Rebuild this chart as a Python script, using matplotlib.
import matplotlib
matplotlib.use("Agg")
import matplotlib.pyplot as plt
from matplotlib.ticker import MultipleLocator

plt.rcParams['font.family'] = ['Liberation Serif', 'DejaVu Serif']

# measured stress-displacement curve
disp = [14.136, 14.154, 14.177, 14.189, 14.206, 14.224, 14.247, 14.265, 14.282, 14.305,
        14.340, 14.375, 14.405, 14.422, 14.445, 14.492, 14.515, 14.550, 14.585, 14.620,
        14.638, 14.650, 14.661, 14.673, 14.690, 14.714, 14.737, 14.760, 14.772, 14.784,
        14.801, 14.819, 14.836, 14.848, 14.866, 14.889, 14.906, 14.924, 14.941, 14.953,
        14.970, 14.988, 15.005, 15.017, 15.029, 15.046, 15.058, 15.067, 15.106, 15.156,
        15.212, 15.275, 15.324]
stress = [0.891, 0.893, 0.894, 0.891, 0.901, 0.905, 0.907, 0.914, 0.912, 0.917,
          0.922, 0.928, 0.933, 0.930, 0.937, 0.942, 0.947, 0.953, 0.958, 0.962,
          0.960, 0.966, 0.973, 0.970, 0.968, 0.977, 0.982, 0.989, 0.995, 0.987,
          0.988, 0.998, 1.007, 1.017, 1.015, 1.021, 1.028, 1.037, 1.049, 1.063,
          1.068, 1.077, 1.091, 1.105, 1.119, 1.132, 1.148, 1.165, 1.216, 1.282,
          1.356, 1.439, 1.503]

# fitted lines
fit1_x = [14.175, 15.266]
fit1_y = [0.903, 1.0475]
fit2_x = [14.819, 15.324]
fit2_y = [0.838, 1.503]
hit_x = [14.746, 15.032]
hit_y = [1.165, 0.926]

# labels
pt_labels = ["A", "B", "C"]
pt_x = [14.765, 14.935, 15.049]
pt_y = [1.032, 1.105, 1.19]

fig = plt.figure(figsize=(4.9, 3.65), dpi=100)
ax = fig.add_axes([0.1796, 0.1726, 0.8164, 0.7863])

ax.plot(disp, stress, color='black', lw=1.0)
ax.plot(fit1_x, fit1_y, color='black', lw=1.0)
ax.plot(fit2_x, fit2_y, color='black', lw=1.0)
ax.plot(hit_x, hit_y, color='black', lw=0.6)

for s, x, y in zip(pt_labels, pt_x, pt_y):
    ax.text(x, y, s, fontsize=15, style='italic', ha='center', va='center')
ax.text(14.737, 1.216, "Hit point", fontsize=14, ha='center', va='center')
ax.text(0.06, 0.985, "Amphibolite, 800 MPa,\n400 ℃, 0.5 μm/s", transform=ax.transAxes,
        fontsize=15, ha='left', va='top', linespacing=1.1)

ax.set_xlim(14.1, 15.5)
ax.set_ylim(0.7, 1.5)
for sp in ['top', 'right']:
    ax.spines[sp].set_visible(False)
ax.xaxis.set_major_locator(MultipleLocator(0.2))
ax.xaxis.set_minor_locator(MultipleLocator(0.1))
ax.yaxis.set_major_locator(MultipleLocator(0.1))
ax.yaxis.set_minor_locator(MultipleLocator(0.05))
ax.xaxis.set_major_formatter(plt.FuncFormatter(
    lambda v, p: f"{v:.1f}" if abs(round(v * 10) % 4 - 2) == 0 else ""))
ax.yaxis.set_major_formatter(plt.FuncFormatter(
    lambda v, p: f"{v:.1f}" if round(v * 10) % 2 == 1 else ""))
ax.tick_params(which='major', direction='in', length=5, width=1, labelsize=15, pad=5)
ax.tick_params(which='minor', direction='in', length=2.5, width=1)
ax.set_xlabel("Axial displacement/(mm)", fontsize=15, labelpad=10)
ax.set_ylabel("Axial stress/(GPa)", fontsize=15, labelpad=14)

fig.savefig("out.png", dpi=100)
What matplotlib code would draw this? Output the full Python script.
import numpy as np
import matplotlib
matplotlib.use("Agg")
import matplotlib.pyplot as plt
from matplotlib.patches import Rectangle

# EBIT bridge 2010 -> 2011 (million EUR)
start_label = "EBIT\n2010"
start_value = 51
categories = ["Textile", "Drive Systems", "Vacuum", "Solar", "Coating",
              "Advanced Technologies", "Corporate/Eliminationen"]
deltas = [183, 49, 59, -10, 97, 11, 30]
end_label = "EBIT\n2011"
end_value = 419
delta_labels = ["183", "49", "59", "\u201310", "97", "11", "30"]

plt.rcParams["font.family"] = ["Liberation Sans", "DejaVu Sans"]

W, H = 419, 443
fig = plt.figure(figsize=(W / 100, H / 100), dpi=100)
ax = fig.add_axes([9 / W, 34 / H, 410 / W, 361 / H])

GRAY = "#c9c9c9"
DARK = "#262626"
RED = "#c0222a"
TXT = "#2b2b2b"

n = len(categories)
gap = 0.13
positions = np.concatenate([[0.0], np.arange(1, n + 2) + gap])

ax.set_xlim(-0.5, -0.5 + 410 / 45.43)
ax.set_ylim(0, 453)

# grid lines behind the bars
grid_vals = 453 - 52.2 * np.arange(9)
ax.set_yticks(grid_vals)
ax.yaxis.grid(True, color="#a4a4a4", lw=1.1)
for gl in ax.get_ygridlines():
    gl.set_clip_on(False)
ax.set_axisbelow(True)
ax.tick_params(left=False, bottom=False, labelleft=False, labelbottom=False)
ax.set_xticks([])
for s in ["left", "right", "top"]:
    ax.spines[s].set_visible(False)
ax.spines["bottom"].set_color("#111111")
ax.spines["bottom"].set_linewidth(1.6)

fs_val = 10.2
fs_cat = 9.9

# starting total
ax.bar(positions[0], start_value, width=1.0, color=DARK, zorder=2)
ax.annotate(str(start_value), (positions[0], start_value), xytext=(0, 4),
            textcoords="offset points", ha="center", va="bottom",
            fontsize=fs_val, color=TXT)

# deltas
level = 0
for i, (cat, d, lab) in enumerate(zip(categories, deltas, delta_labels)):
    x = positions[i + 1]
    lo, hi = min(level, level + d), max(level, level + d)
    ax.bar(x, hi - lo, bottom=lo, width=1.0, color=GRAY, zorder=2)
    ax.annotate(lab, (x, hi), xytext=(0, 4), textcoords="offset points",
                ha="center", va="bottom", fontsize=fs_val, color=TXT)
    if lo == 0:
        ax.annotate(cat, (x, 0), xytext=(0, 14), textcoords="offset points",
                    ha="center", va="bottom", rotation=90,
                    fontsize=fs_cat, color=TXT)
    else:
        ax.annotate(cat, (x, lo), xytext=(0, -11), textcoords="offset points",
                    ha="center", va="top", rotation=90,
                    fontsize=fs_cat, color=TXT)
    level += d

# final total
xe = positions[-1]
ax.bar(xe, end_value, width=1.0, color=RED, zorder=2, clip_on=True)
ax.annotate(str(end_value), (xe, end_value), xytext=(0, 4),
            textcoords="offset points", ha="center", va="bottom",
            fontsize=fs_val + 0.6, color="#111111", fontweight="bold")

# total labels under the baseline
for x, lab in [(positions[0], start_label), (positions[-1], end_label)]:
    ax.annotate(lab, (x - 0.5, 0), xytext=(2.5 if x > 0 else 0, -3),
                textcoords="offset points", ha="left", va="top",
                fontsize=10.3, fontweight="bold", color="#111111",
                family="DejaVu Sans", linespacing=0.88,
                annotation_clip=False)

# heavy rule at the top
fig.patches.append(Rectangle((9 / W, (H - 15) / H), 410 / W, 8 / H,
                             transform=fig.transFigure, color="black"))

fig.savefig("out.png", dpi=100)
# # # #
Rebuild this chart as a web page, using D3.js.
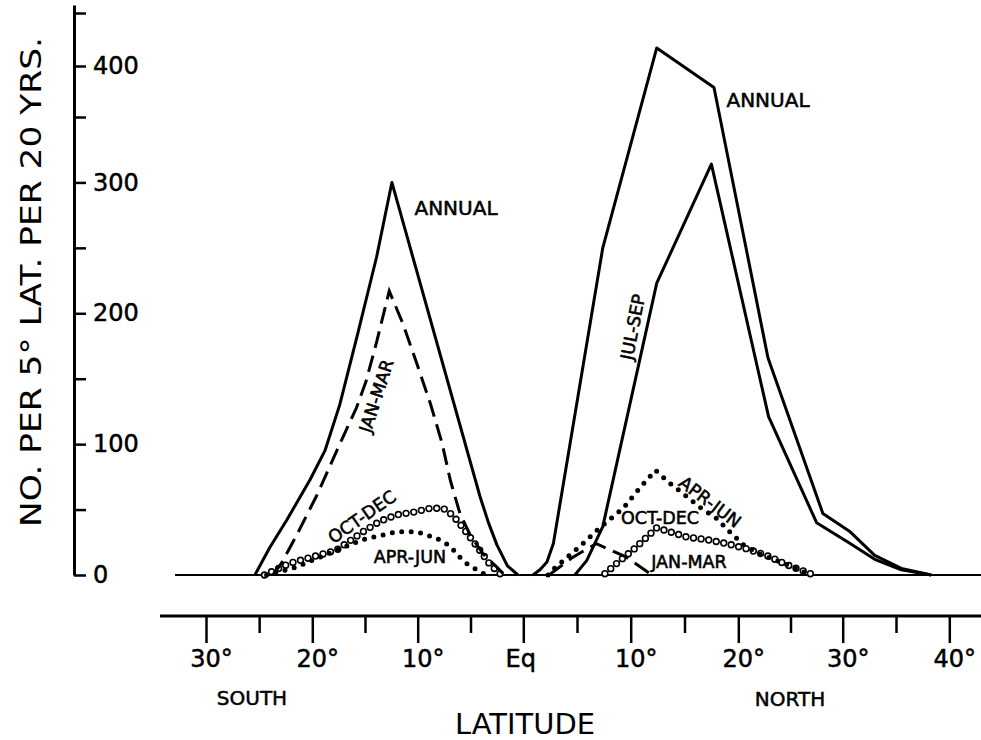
# # # #
Your task is to extract exactly the lines starting at the line with "Rebuild this chart as a Python" and ending at the line with "plt.rcParams['font.family'] = ['Liberation", including both ends, and no other lines.

EXPECTED ANSWER:
Rebuild this chart as a Python script, using matplotlib.
import matplotlib
matplotlib.use("Agg")
import matplotlib.pyplot as plt
from matplotlib.ticker import MultipleLocator

plt.rcParams['font.family'] = ['Liberation Serif', 'DejaVu Serif']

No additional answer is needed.